While Wingo acknowledged that Amazon could use data from its marketplace merchants to bolster its own retailing and merchandising power—the No. 1 e-retailer in the Internet Retailer 2014 Top 500 Guide could spot popular items and sell them itself, for instance—he knocked down the idea that Amazon would want to mess with what amounts to one of its biggest profit channels. For example, take a baseball bat that sells for $100 by Amazon. The e-retailer can expect to make $4 profit by selling the bat to a consumer. But because it doesn’t have to pay invest research-and-development dollars or marketing cash, it might earn $7 when a marketplace seller sells the bat on its site.  

Amazon also accepts low-profit margins on items it sells itself, which the speakers referred to as “first-party retail sales, said Sebastian, who spoke during a session called “Amazon Under the Hood: Where’s it’s Investing.” As Wall Street has not punished Amazon for its declining profit margins in recent years—indeed the company’s stock price has risen as profit margins have fallen, Sebastian said. That, he said, gives CEO Jeff Bezos the “freedom” to make further investments in fulfillment and delivery and other technology designed to keep consumers “locked in” with the retailer, even at the cost of short-term profits.

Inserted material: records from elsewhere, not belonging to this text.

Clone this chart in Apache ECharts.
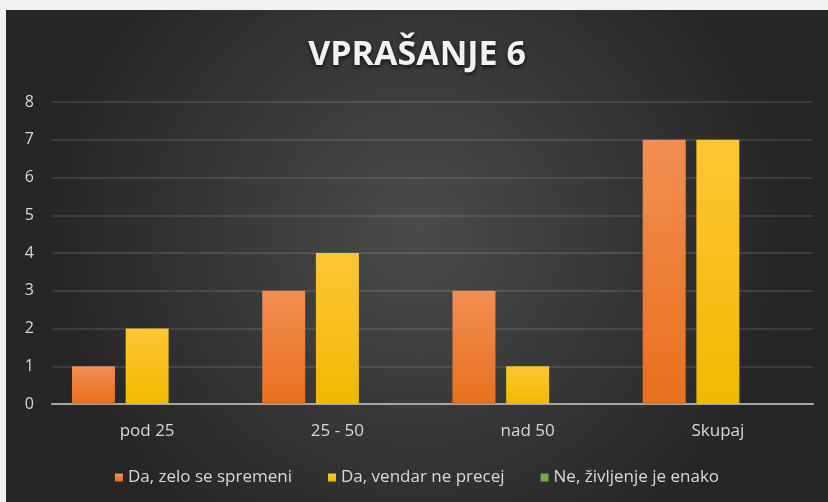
<!DOCTYPE html>
<html>
<head>
<meta charset="utf-8">
<script src="https://cdn.jsdelivr.net/npm/echarts@6/dist/echarts.min.js"></script>
<style>
  html, body { margin: 0; padding: 0; background: #f2f2f2; }
  #chart { position: absolute; left: 6px; top: 10px; width: 822px; height: 492px; }
</style>
</head>
<body>
<div id="chart"></div>
<script>
var categories = ['pod 25', '25 - 50', 'nad 50', 'Skupaj']
var seriesNames = ['Da, zelo se spremeni', 'Da, vendar ne precej', 'Ne, življenje je enako']
var zeloValues = [1, 3, 3, 7]
var vendarValues = [2, 4, 1, 7]
var enakoValues = [0, 0, 0, 0]

var chart = echarts.init(document.getElementById('chart'))

function grad(top, bottom) {
    return new echarts.graphic.LinearGradient(0, 0, 0, 1, [
        {offset: 0, color: top},
        {offset: 1, color: bottom}
    ])
}

var option = {
    backgroundColor: new echarts.graphic.RadialGradient(0.5, 0.45, 0.75, [
        {offset: 0, color: '#4b4b4b'},
        {offset: 1, color: '#262626'}
    ]),
    title: {
        text: 'VPRAŠANJE 6',
        left: 'center',
        top: 23,
        textStyle: {
            color: '#f2f2f2',
            fontFamily: 'Open Sans',
            fontWeight: 'bold',
            fontSize: 34,
            textShadowColor: 'rgba(0,0,0,0.8)',
            textShadowBlur: 4,
            textShadowOffsetY: 2
        }
    },
    legend: {
        bottom: 11,
        left: 'center',
        itemWidth: 8,
        itemHeight: 8,
        itemGap: 36,
        icon: 'rect',
        textStyle: {color: '#d9d9d9', fontSize: 17, fontFamily: 'Open Sans'},
        data: seriesNames
    },
    grid: {left: 46, right: 15, top: 92, bottom: 98, containLabel: false},
    xAxis: {
        type: 'category',
        data: categories,
        axisLine: {lineStyle: {color: '#a6a6a6', width: 2}},
        axisTick: {show: false},
        axisLabel: {color: '#d9d9d9', fontSize: 17, fontFamily: 'Open Sans', margin: 19}
    },
    yAxis: {
        type: 'value',
        min: 0,
        max: 8,
        interval: 1,
        axisLine: {show: false},
        axisTick: {show: false},
        axisLabel: {color: '#d9d9d9', fontSize: 16, fontFamily: 'Open Sans', margin: 18},
        splitLine: {lineStyle: {color: 'rgba(255,255,255,0.14)', width: 1.5}}
    },
    series: [
        {
            name: seriesNames[0],
            type: 'bar',
            data: zeloValues,
            barGap: '25%',
            barCategoryGap: '21%',
            itemStyle: {color: grad('#f28e52', '#e8701d')}
        },
        {
            name: seriesNames[1],
            type: 'bar',
            data: vendarValues,
            itemStyle: {color: grad('#ffc534', '#f0b900')}
        },
        {
            name: seriesNames[2],
            type: 'bar',
            data: enakoValues,
            itemStyle: {color: '#70ad47'}
        }
    ]
}
chart.setOption(option)
</script>
</body>
</html>
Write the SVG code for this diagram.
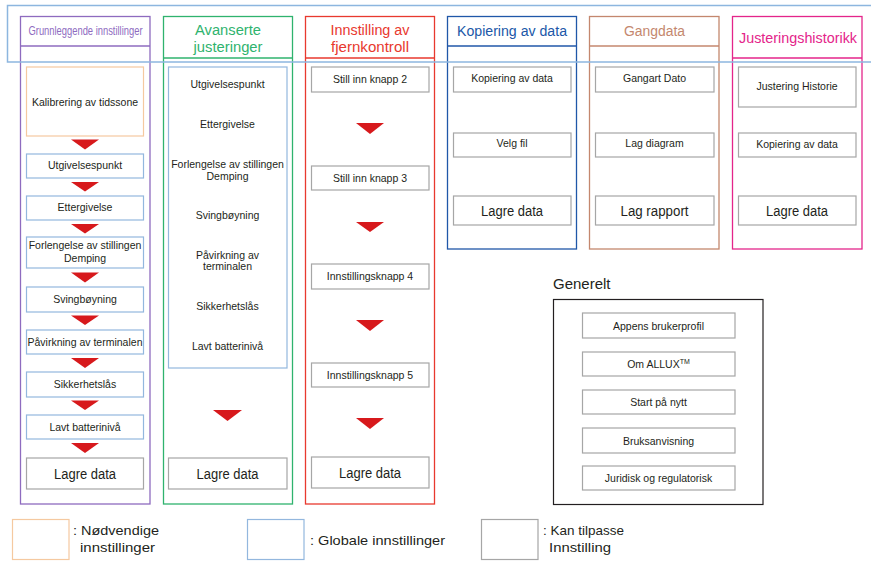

Amazon Prime represents one likely area of expansion, he added. The loyalty program, which Amazon sells for $99 annually, has an estimated 25 million paid members, Sebastian said. That means Prime probably reaches some 50 million consumers, he added, given that a Prime member can let family members use the service and taking into account free memberships Amazon has awarded to students and other groups.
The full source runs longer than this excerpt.